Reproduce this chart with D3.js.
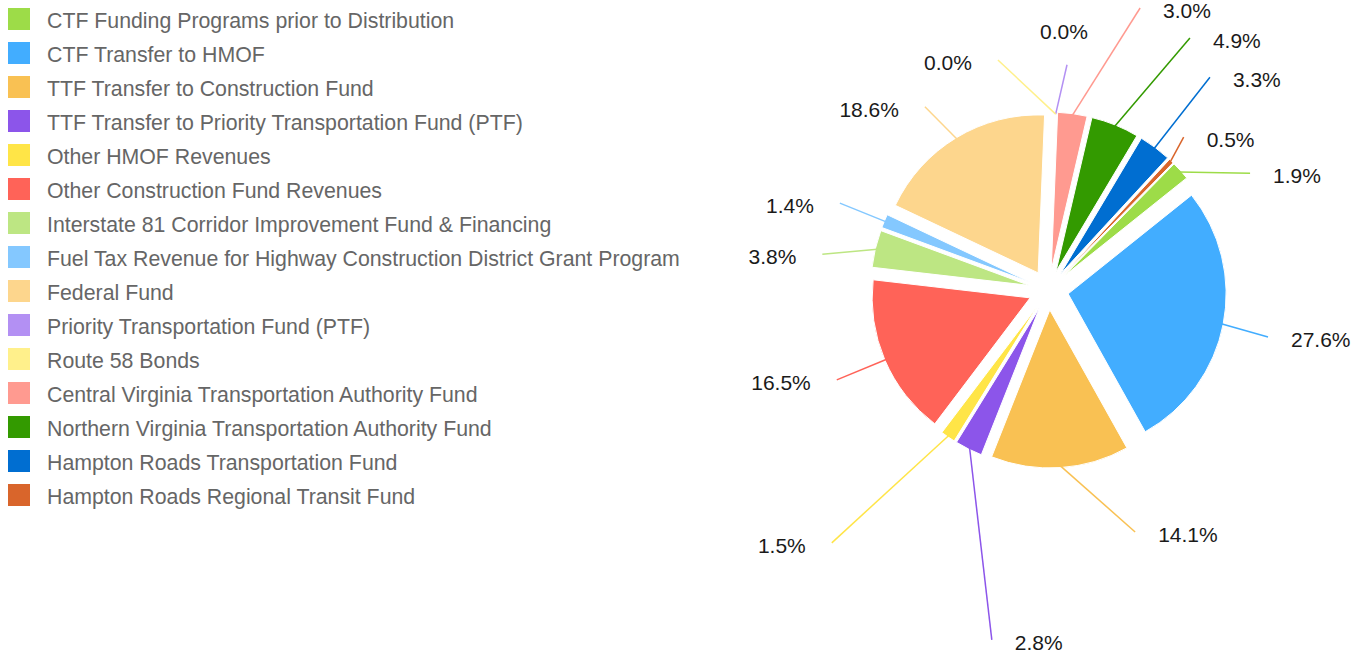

--

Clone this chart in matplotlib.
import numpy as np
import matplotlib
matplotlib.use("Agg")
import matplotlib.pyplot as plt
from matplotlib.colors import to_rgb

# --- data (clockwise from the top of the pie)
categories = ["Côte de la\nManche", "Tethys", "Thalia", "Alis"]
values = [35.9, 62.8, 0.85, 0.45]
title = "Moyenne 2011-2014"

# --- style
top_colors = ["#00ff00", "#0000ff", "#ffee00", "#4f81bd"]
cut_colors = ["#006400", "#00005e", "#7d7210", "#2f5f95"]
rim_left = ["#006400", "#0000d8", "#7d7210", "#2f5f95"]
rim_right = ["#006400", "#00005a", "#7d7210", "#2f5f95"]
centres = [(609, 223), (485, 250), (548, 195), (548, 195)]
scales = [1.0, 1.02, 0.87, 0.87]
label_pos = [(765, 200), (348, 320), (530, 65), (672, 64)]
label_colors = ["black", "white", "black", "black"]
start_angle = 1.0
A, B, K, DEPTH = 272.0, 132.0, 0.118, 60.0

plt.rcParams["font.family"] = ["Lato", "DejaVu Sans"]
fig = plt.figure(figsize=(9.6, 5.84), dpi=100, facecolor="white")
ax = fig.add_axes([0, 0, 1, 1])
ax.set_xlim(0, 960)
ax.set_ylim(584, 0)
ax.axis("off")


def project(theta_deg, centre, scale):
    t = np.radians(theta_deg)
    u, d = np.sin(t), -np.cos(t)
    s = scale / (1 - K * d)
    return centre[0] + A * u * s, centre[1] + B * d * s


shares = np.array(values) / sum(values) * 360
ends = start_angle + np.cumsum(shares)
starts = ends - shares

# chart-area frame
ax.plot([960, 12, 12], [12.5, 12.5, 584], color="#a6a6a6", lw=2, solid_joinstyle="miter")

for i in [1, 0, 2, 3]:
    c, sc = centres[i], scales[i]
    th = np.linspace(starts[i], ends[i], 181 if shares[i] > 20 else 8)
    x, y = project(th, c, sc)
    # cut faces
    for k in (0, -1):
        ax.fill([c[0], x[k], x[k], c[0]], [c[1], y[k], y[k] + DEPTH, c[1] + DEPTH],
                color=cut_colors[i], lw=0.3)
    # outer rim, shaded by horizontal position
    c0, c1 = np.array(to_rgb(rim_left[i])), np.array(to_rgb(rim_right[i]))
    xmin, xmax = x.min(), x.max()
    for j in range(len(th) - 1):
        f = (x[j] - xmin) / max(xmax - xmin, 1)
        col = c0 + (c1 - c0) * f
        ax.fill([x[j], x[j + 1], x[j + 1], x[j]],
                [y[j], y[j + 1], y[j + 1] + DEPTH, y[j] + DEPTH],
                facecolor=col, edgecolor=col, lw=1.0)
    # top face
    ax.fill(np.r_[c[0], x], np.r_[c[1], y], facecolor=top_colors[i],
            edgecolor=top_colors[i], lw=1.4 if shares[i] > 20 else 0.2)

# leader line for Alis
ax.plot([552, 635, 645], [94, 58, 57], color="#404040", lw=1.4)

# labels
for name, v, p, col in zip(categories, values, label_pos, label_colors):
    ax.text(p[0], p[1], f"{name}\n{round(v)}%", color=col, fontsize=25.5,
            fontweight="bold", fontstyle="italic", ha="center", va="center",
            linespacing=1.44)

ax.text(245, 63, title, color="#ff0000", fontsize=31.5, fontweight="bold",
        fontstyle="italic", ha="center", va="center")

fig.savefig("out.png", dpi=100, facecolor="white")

* _Directions_
Every line from the one containing "Clone this chart in matplotlib." through the one containing "A, B, K, DEPTH = 272.0, 132.0, 0.118, 60.0" is to be given again exactly, both ends included, and no line outside that range.

* _Response to this exercise_
Clone this chart in matplotlib.
import numpy as np
import matplotlib
matplotlib.use("Agg")
import matplotlib.pyplot as plt
from matplotlib.colors import to_rgb

# --- data (clockwise from the top of the pie)
categories = ["Côte de la\nManche", "Tethys", "Thalia", "Alis"]
values = [35.9, 62.8, 0.85, 0.45]
title = "Moyenne 2011-2014"

# --- style
top_colors = ["#00ff00", "#0000ff", "#ffee00", "#4f81bd"]
cut_colors = ["#006400", "#00005e", "#7d7210", "#2f5f95"]
rim_left = ["#006400", "#0000d8", "#7d7210", "#2f5f95"]
rim_right = ["#006400", "#00005a", "#7d7210", "#2f5f95"]
centres = [(609, 223), (485, 250), (548, 195), (548, 195)]
scales = [1.0, 1.02, 0.87, 0.87]
label_pos = [(765, 200), (348, 320), (530, 65), (672, 64)]
label_colors = ["black", "white", "black", "black"]
start_angle = 1.0
A, B, K, DEPTH = 272.0, 132.0, 0.118, 60.0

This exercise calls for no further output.